Art. 32. [single probationary period]
(1) During the performance of an individual employment contract, only one probationary period may be established.
(2) By way of exception, the employee may be subject to a new probationary period when he/she enters a new position or profession with the same employer or is to perform the activity in a difficult, unhealthy or dangerous workplace.
(3) The failure to inform the employee of the probationary period prior to the conclusion or amendment of the individual employment contract, within the deadline provided for in Article 17 (4), shall lead to the withdrawal of employer’s right to verify in such way the skills of the employee.
(4) The probationary period shall be included in the length of service.

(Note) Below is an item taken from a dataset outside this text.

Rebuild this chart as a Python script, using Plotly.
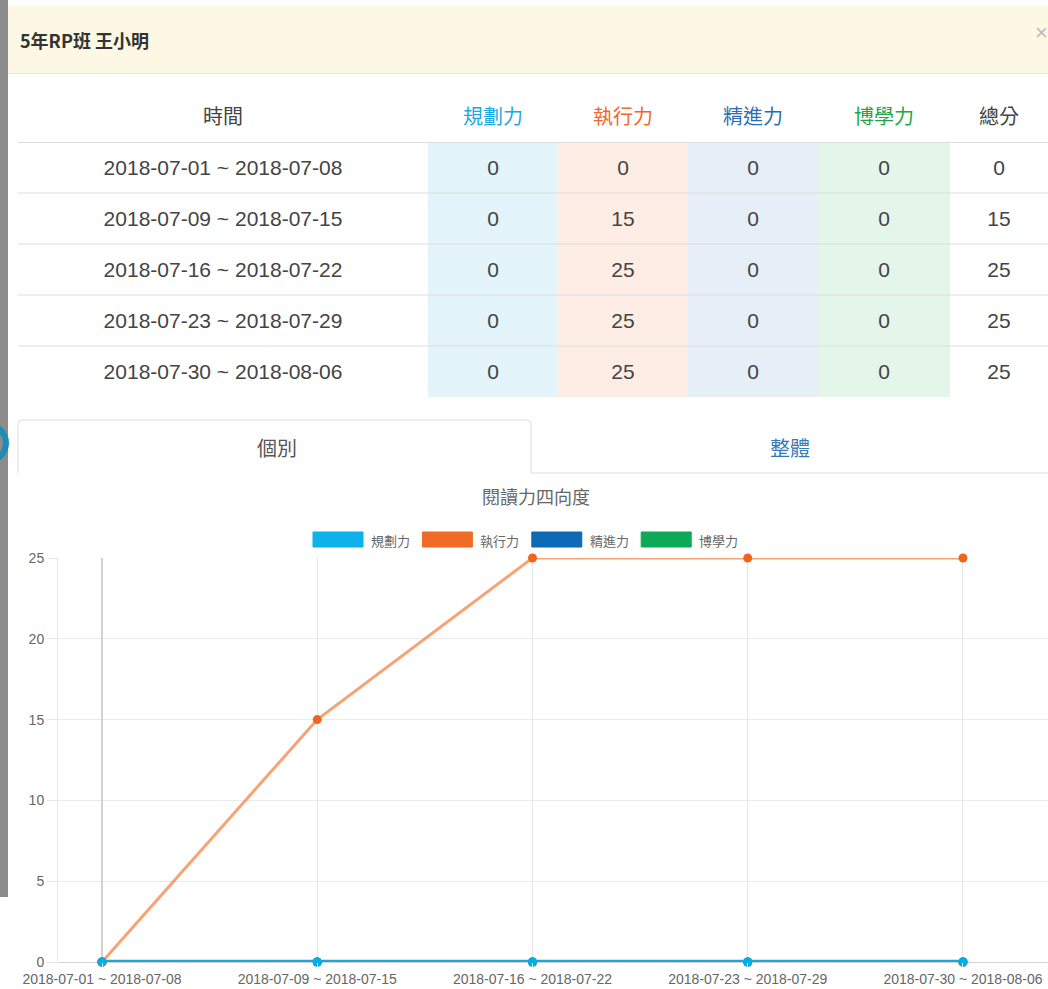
import plotly.graph_objects as go

# ---------------- data ----------------
student_title = "5年RP班 王小明"
time_header = "時間"
total_header = "總分"
tab_labels = ["個別", "整體"]
chart_title = "閱讀力四向度"
periods = [
    "2018-07-01 ~ 2018-07-08",
    "2018-07-09 ~ 2018-07-15",
    "2018-07-16 ~ 2018-07-22",
    "2018-07-23 ~ 2018-07-29",
    "2018-07-30 ~ 2018-08-06",
]
dimensions = ["規劃力", "執行力", "精進力", "博學力"]
planning = [0, 0, 0, 0, 0]
execution = [0, 15, 25, 25, 25]
progress = [0, 0, 0, 0, 0]
learning = [0, 0, 0, 0, 0]
totals = [0, 15, 25, 25, 25]
y_ticks = [0, 5, 10, 15, 20, 25]

series_values = [planning, execution, progress, learning]

# ---------------- style ----------------
W, H = 1048, 989
FONT = "Liberation Sans, Noto Sans CJK TC, sans-serif"
CJK = "Noto Sans CJK TC, Liberation Sans, sans-serif"
header_colors = ["#1aa8e4", "#ef6a28", "#2b6cb3", "#20a649"]
cell_fills = ["#e3f4fb", "#fdede5", "#e6eff8", "#e4f5e9"]
marker_colors = ["#00aee8", "#f0651b", "#0064b0", "#00a650"]
line_colors = ["#1fa6d9", "rgba(240,101,27,0.6)", "rgba(0,100,176,0.6)", "rgba(0,166,80,0.6)"]
line_widths = [4.5, 3, 3, 3]
col_widths = [410, 130, 130, 130, 132, 98]


def px(x):
    return x / W


def py(y):
    return 1 - y / H


fig = go.Figure()

# ---------------- table (heatmap cells) ----------------
ncols = len(col_widths)
edges = [0]
for w in col_widths:
    edges.append(edges[-1] + w)
nrows = len(periods)
z = [[c for c in range(ncols)] for _ in range(nrows)]
text = [[periods[r], planning[r], execution[r], progress[r], learning[r], totals[r]] for r in range(nrows)]
text = [[str(v) for v in row] for row in text]
fills = ["#ffffff"] + cell_fills + ["#ffffff"]
colorscale = [[i / (ncols - 1), fills[i]] for i in range(ncols)]

fig.add_trace(go.Heatmap(
    z=z, x=edges, y=list(range(nrows + 1)), text=text, texttemplate="%{text}",
    textfont=dict(family=FONT, size=21, color="#444444"),
    colorscale=colorscale, zmin=0, zmax=ncols - 1, showscale=False,
    hoverinfo="skip", xaxis="x2", yaxis="y2",
))

# ---------------- line chart ----------------
xs = list(range(len(periods)))
order = list(range(len(dimensions)))[::-1]
for i in order:
    fig.add_trace(go.Scatter(
        x=xs, y=series_values[i], name=dimensions[i], mode="lines+markers",
        line=dict(color=line_colors[i], width=line_widths[i]),
        marker=dict(color=marker_colors[i], size=9),
        cliponaxis=False, showlegend=False, hoverinfo="skip",
    ))

shapes = []
annotations = []

# background strip (page behind modal)
shapes.append(dict(type="rect", xref="paper", yref="paper", x0=px(0), x1=px(8), y0=py(897), y1=py(0),
                   fillcolor="#8c8c8c", line=dict(width=0), layer="below"))
shapes.append(dict(type="circle", xref="paper", yref="paper", x0=px(-30), x1=px(6), y0=py(461), y1=py(425),
                   line=dict(color="#1c8db5", width=6), layer="above"))
# modal header
shapes.append(dict(type="rect", xref="paper", yref="paper", x0=px(8), x1=px(1048), y0=py(73), y1=py(6),
                   fillcolor="#fcf8e3", line=dict(width=0), layer="below"))
shapes.append(dict(type="line", xref="paper", yref="paper", x0=px(8), x1=px(1048), y0=py(73.5), y1=py(73.5),
                   line=dict(color="#e8e8e8", width=1)))
annotations.append(dict(text="<b>" + student_title + "</b>", xref="paper", yref="paper", x=px(18), y=py(40),
                        xanchor="left", yanchor="middle", showarrow=False,
                        font=dict(family=CJK, size=18, color="#333333")))
annotations.append(dict(text="×", xref="paper", yref="paper", x=px(1041), y=py(32),
                        xanchor="center", yanchor="middle", showarrow=False,
                        font=dict(family=FONT, size=22, color="#bbbbbb")))

# table header
headers = [time_header] + dimensions + [total_header]
hcolors = ["#444444"] + header_colors + ["#444444"]
for c in range(ncols):
    annotations.append(dict(text=headers[c], xref="x2", yref="paper", x=(edges[c] + edges[c + 1]) / 2, y=py(116),
                            xanchor="center", yanchor="middle", showarrow=False,
                            font=dict(family=CJK, size=20, color=hcolors[c])))
shapes.append(dict(type="line", xref="paper", yref="y2", x0=px(18), x1=1, y0=0, y1=0,
                   line=dict(color="#dddddd", width=2)))
for r in range(1, nrows):
    shapes.append(dict(type="line", xref="paper", yref="y2", x0=px(18), x1=1, y0=r, y1=r,
                       line=dict(color="#dddddd", width=1)))

# tabs
def P(x, y):
    return f"{px(x)},{py(y)}"

tab_path = (f"M {P(18,473)} L {P(18,424)} Q {P(18,420)} {P(22,420)} L {P(527,420)} "
            f"Q {P(531,420)} {P(531,424)} L {P(531,473)}")
shapes.append(dict(type="path", xref="paper", yref="paper", path=tab_path, line=dict(color="#dddddd", width=1)))
shapes.append(dict(type="line", xref="paper", yref="paper", x0=px(531), x1=px(1048), y0=py(473), y1=py(473),
                   line=dict(color="#dddddd", width=1)))
annotations.append(dict(text=tab_labels[0], xref="paper", yref="paper", x=px(277), y=py(447),
                        xanchor="center", yanchor="middle", showarrow=False,
                        font=dict(family=CJK, size=20, color="#555555")))
annotations.append(dict(text=tab_labels[1], xref="paper", yref="paper", x=px(790), y=py(447),
                        xanchor="center", yanchor="middle", showarrow=False,
                        font=dict(family=CJK, size=20, color="#337ab7")))

# chart title
annotations.append(dict(text=chart_title, xref="paper", yref="paper", x=px(536), y=py(496),
                        xanchor="center", yanchor="middle", showarrow=False,
                        font=dict(family=CJK, size=18, color="#666666")))

# legend
leg_x0, leg_step = 313, 109.4
for i, name in enumerate(dimensions):
    bx = leg_x0 + i * leg_step
    shapes.append(dict(type="rect", xref="paper", yref="paper", x0=px(bx), x1=px(bx + 50), y0=py(547), y1=py(532),
                       fillcolor=marker_colors[i], line=dict(color=marker_colors[i], width=1), opacity=0.95))
    annotations.append(dict(text=name, xref="paper", yref="paper", x=px(bx + 56), y=py(540),
                            xanchor="left", yanchor="middle", showarrow=False,
                            font=dict(family=CJK, size=13, color="#666666")))

fig.update_layout(
    width=W, height=H, autosize=False,
    margin=dict(l=0, r=0, t=0, b=0),
    paper_bgcolor="#ffffff", plot_bgcolor="rgba(0,0,0,0)",
    template="none",
    shapes=shapes, annotations=annotations,
    showlegend=False,
    xaxis=dict(
        domain=[px(58), 1.0], range=[-0.2044, 4.395], anchor="y",
        tickvals=xs, ticktext=periods, tickfont=dict(family=FONT, size=14, color="#666666"),
        showgrid=True, gridcolor="#e6e6e6", gridwidth=1,
        zeroline=True, zerolinecolor="#d2d2d2", zerolinewidth=1.5,
        ticks="outside", ticklen=4, tickcolor="#e6e6e6",
        showline=False, automargin=False, fixedrange=True,
    ),
    yaxis=dict(
        domain=[py(962), py(558)], range=[0, 25], anchor="x",
        tickvals=y_ticks, tickfont=dict(family=FONT, size=14, color="#666666"),
        showgrid=True, gridcolor="#ebebeb", gridwidth=1,
        zeroline=True, zerolinecolor="#d2d2d2", zerolinewidth=1,
        ticks="outside", ticklen=10, tickcolor="#e6e6e6",
        showline=True, linecolor="#e6e6e6", linewidth=1,
        automargin=False, fixedrange=True,
    ),
    xaxis2=dict(domain=[px(18), 1.0], range=[0, edges[-1]], anchor="y2", visible=False, fixedrange=True),
    yaxis2=dict(domain=[py(397), py(142)], range=[nrows, 0], anchor="x2", visible=False, fixedrange=True),
)

fig.write_html(
    "out.html",
    config={"displayModeBar": False},
    post_script="document.body.style.margin='0';document.body.style.overflow='hidden';",
)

Art. 33. [limits of probationary periods]
The successive employment of more than three persons on probation for the same position shall be prohibited.
Art. 34. [general employee register]
(1) Each employer shall establish a general employee register.
(2) The general employee register shall first be registered with the competent public authority, according to the law, within whose precinct the headquarters, respectively the domicile of the employer is located, and it shall become an official document from the registration date.
(3) The general employee register shall be filled in according to the order of employment and shall contain the identification elements of every employee, the date of employment, the position/occupation according to the specification of the Romanian Classification of Occupations or other regulatory documents, the type of the individual employment contract and the date of cessation of the individual employment contract.
(4) The general employee register shall be kept at the domicile, respectively the headquarters of the employer, and shall be made available to the labour inspector or any other authority requesting it, under the terms of the law.
(5) At the request of the employee, the employer shall issue a document certifying the activity performed by him/her, and the length of service - in profession and specialization.
(6) In case the employer ceases its activity, the general employee register shall be submitted to the competent public authority, according to the law, within whose precinct is located the headquarters or the domicile of the employer, as the case may be.
(7) The methodology necessary to prepare the general employee register, the records to be made and any other elements regarding their preparation shall be laid down by Government Decision.
Art. 35. [multiple jobs]
(1) An employee shall have the right to hold multiple jobs, on the basis of individual employment contracts, and receive the corresponding wage for each of them.
(2) The cases where the law provides for incompatibilities regarding the right to hold multiple jobs shall be excepted from the provisions of paragraph (1).
(3) The employees holding multiple jobs shall notify each employer of the place where they have the position considered to be primary.
Art. 36. [employment of foreign nationals and stateless persons]
The foreign nationals and the stateless persons may be employed by individual employment contract on the basis of the work permit issued according to the law.